Странная затея - переиздавать собрание энциклопедических статей. Даже если автор всю жизнь посвятил одной сквозной теме (допустим, основам христианской культуры или Ветхому завету), все равно: не мог он заполнить в одиночку все лакуны, исчерпать словник; зияния неизбежны. А какой энциклопедизм без универсальности? Еще более странное занятие - дополнять это собрание пестрых глав, помещая в книгу эссе и научные работы совершенно разнородные, от классически известной статьи о Софии Премудрости Божией до публицистического рассуждения "Мы и наши иерархи" и от "Стилистических проблем библейского перевода" до недавнего доклада о браке и семье.

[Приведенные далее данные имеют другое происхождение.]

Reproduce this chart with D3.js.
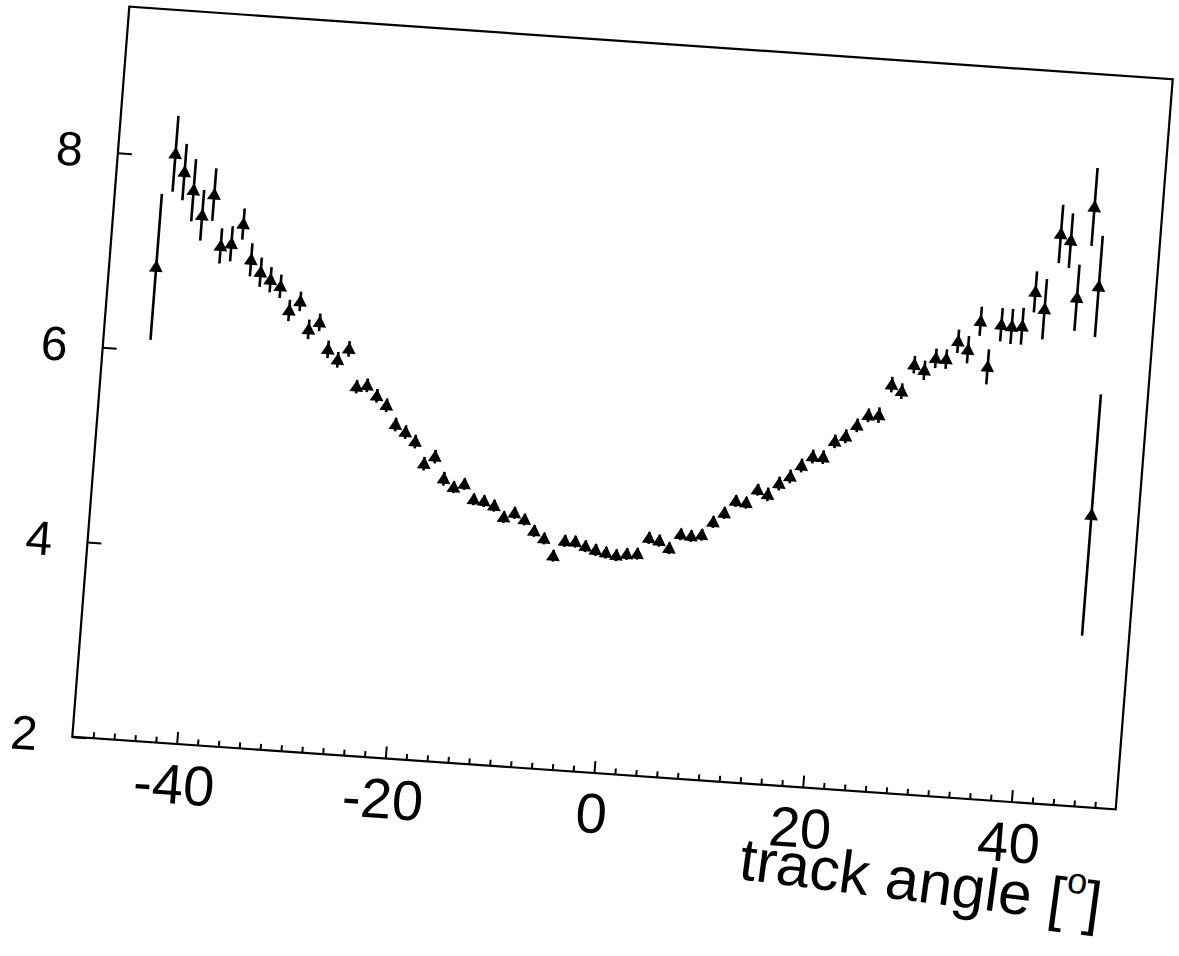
<!DOCTYPE html>
<html>
<head>
<meta charset="utf-8">
<script src="https://cdn.jsdelivr.net/npm/d3@7"></script>
<style>
  html, body { margin: 0; padding: 0; background: #fff; }
  svg { display: block; }
  text { font-family: "Liberation Sans", Arial, Helvetica, sans-serif; fill: #000; }
</style>
</head>
<body>
<div id="chart"></div>
<script>
// bin centres (track angle, degrees)
let angles = [
  -45.5,-44.5,-43.5,-42.5,-41.5,-40.5,-39.5,-38.5,-37.5,-36.5,
  -35.5,-34.5,-33.5,-32.5,-31.5,-30.5,-29.5,-28.5,-27.5,-26.5,
  -25.5,-24.5,-23.5,-22.5,-21.5,-20.5,-19.5,-18.5,-17.5,-16.5,
  -15.5,-14.5,-13.5,-12.5,-11.5,-10.5,-9.5,-8.5,-7.5,-6.5,
  -5.5,-4.5,-3.5,-2.5,-1.5,-0.5,0.5,1.5,2.5,3.5,
  4.5,5.5,6.5,7.5,8.5,9.5,10.5,11.5,12.5,13.5,
  14.5,15.5,16.5,17.5,18.5,19.5,20.5,21.5,22.5,23.5,
  24.5,25.5,26.5,27.5,28.5,29.5,30.5,31.5,32.5,33.5,
  34.5,35.5,36.5,37.5,38.5,39.5,40.5,41.5,42.5,43.5,
  44.5,45.5
];
let values = [
  6.86,8.03,7.85,7.67,7.42,7.64,7.12,7.15,7.36,7.00,
  6.88,6.81,6.75,6.51,6.61,6.33,6.41,6.14,6.04,6.16,
  5.78,5.80,5.70,5.61,5.42,5.35,5.26,5.04,5.12,4.90,
  4.82,4.86,4.71,4.70,4.66,4.55,4.60,4.54,4.43,4.36,
  4.19,4.35,4.35,4.31,4.28,4.26,4.24,4.26,4.27,4.44,
  4.42,4.35,4.50,4.49,4.51,4.65,4.75,4.88,4.87,5.01,
  4.97,5.09,5.17,5.29,5.39,5.39,5.56,5.62,5.74,5.85,
  5.86,6.18,6.12,6.40,6.35,6.48,6.48,6.67,6.59,6.89,
  6.43,6.87,6.86,6.87,7.23,7.06,7.84,7.78,7.20,8.14,
  7.33,4.99
];
let errors = [
  0.75,0.39,0.29,0.32,0.26,0.27,0.18,0.18,0.16,0.17,
  0.15,0.13,0.12,0.11,0.10,0.10,0.09,0.09,0.08,0.08,
  0.07,0.07,0.07,0.07,0.07,0.07,0.07,0.07,0.07,0.07,
  0.06,0.06,0.06,0.06,0.06,0.06,0.06,0.06,0.06,0.06,
  0.06,0.06,0.06,0.06,0.06,0.06,0.06,0.06,0.06,0.06,
  0.06,0.06,0.06,0.06,0.06,0.06,0.06,0.06,0.06,0.06,
  0.07,0.07,0.07,0.07,0.07,0.07,0.07,0.07,0.07,0.07,
  0.08,0.08,0.08,0.09,0.10,0.10,0.10,0.12,0.14,0.15,
  0.18,0.17,0.18,0.19,0.21,0.31,0.30,0.28,0.34,0.40,
  0.52,1.24
];
let xMajorTicks = [-40, -20, 0, 20, 40];
let xMinorTicks = [-48,-46,-44,-42,-38,-36,-34,-32,-30,-28,-26,-24,-22,
  -18,-16,-14,-12,-10,-8,-6,-4,-2,2,4,6,8,10,12,14,16,18,
  22,24,26,28,30,32,34,36,38,42,44,46,48];
let yTicks = [2, 4, 6, 8];
let xTitle = "track angle [";

var width = 1179, height = 956;
var W = 1044, H = 732;

let svg = d3.select('#chart').append('svg')
  .attr('width', width)
  .attr('height', height);

svg.append('rect').attr('width', width).attr('height', height).attr('fill', '#fff');

// the scanned page sits slightly skewed, so the whole frame is tilted
let g = svg.append('g')
  .attr('transform', 'matrix(0.99943,0.06954,-0.07787,0.99727,129.3,6.7)');

let x = d3.scaleLinear().domain([-50, 50]).range([0, W]);
let y = d3.scaleLinear().domain([2, 9.5]).range([H, 0]);

// minor x ticks
g.append('g')
  .attr('transform', 'translate(0,' + H + ')')
  .call(d3.axisBottom(x).tickValues(xMinorTicks).tickSize(-6).tickFormat(''))
  .call(a => a.select('.domain').remove())
  .call(a => a.selectAll('line').attr('stroke', '#000').attr('stroke-width', 2));

// major x ticks + labels
g.append('g')
  .attr('transform', 'translate(0,' + H + ')')
  .call(d3.axisBottom(x).tickValues(xMajorTicks).tickSize(-12).tickPadding(20).tickFormat(d3.format('d')))
  .call(a => a.select('.domain').remove())
  .call(a => a.selectAll('line').attr('stroke', '#000').attr('stroke-width', 2))
  .call(a => a.selectAll('text')
    .attr('font-size', 56)
    .attr('fill', '#000')
    .style('font-family', '"Liberation Sans", Arial, sans-serif')
    .text(d => d < 0 ? '-' + Math.abs(d) : d));

// y ticks + labels
g.append('g')
  .call(d3.axisLeft(y).tickValues(yTicks).tickSize(-14).tickPadding(35).tickFormat(d3.format('d')))
  .call(a => a.select('.domain').remove())
  .call(a => a.selectAll('line').attr('stroke', '#000').attr('stroke-width', 2))
  .call(a => a.selectAll('text')
    .attr('font-size', 48)
    .attr('fill', '#000')
    .style('font-family', '"Liberation Sans", Arial, sans-serif'));

// frame
g.append('rect')
  .attr('x', 0).attr('y', 0)
  .attr('width', W).attr('height', H)
  .attr('fill', 'none')
  .attr('stroke', '#000')
  .attr('stroke-width', 2.2);

let points = angles.map((a, i) => ({ a: a, v: values[i], e: errors[i] }));

// error bars
g.append('g').selectAll('line')
  .data(points)
  .enter().append('line')
  .attr('x1', d => x(d.a)).attr('x2', d => x(d.a))
  .attr('y1', d => y(d.v - d.e)).attr('y2', d => y(d.v + d.e))
  .attr('stroke', '#000')
  .attr('stroke-width', 2.6);

// triangle markers
let tri = d3.symbol().type(d3.symbolTriangle).size(82);
g.append('g').selectAll('path')
  .data(points)
  .enter().append('path')
  .attr('d', tri)
  .attr('transform', d => 'translate(' + x(d.a) + ',' + (y(d.v) + 1) + ')')
  .attr('fill', '#000');

// axis title
let title = g.append('text')
  .attr('x', 1036).attr('y', 848)
  .attr('text-anchor', 'end')
  .attr('font-size', 60)
  .attr('transform', 'rotate(3.2,1036,848)');
title.append('tspan').text(xTitle);
title.append('tspan').attr('font-size', 36).attr('dy', -28).text('o');
title.append('tspan').attr('dy', 28).text(']');
</script>
</body>
</html>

Но странное дело - не значит плохое; быть странным в глазах расчетливого мира подчас полезно и, как прежде говорили, спасительно. Тем более, что "София-Логос. Словарь" - это на самом деле вовсе не сборник разрозненных статей и не ложная энциклопедия; книга, только что выпущенная издательством Киево-Могилянской академии "Дух и Литера" (составитель Константин Сигов), скорее похожа на косвенную автобиографию, на сложно построенную "Исповедь" и одновременно на исповедание веры. В маленьких зеркалах энциклопедических заметок и в зеркальной поверхности крупных эссе отражается наш современник, академик Аверинцев. Он не столько вводит нас в курс дела, разъясняет существо вопроса - кто такие ангелы, что такое эсхатология, сколько фиксирует собственный путь и путь людей своего поколения к вере сквозь пространство безверия.
При этом тон его скорее холодновато-отстраненный; как сказано в предисловии, выдающиеся современники Аверинцева, отец Сергий Желудков и Надежда Яковлевна Мандельштам, объясняли эту подчеркнутую беспристрастность условиями советской цензуры: они явно заблуждались. Аверинцеву идет отстраненность: он не проповедник, а просто ученый свидетель защиты на Страшном суде истории; там, где ему изменяет чувство равноудаленного стиля, где исчезает дистанция между автором и предметом (особенно в недавних работах), там возникает ощущение пережима. А в делах благочестия лучше недожать, чем пережать.
Каждый почерпнет в этой книге то, что ему ближе. Один поймет наконец, что же такое символ; другой задумается, что же такое "Христианство в XX веке" (включена в сборник статья под таким названием). Я лично поражаюсь формульной точности замечания о современной модной словесности: "Никогда не забуду, как одна поборница сексуальной революции, в пререканиях со мной чрезвычайно энергически отстаивавшая суверенную и самодостаточную красоту пола как такового, при очередной встрече вдруг принялась бранить природное поведение мужчин и женщин, что называется, последними словами... Модная словесность, как правило, ведет себя так же, как эта дама: она исходит из того, что все можно - и все гнусно..." Не очень хорошо понимаю, как мог человек, у которого нет никакой возможности следить за сиюминутным ходом литературных дел, столь точно определить существо проблемы.
Видимо, энциклопедический опыт даром не проходит; неплохо бы ему поучиться.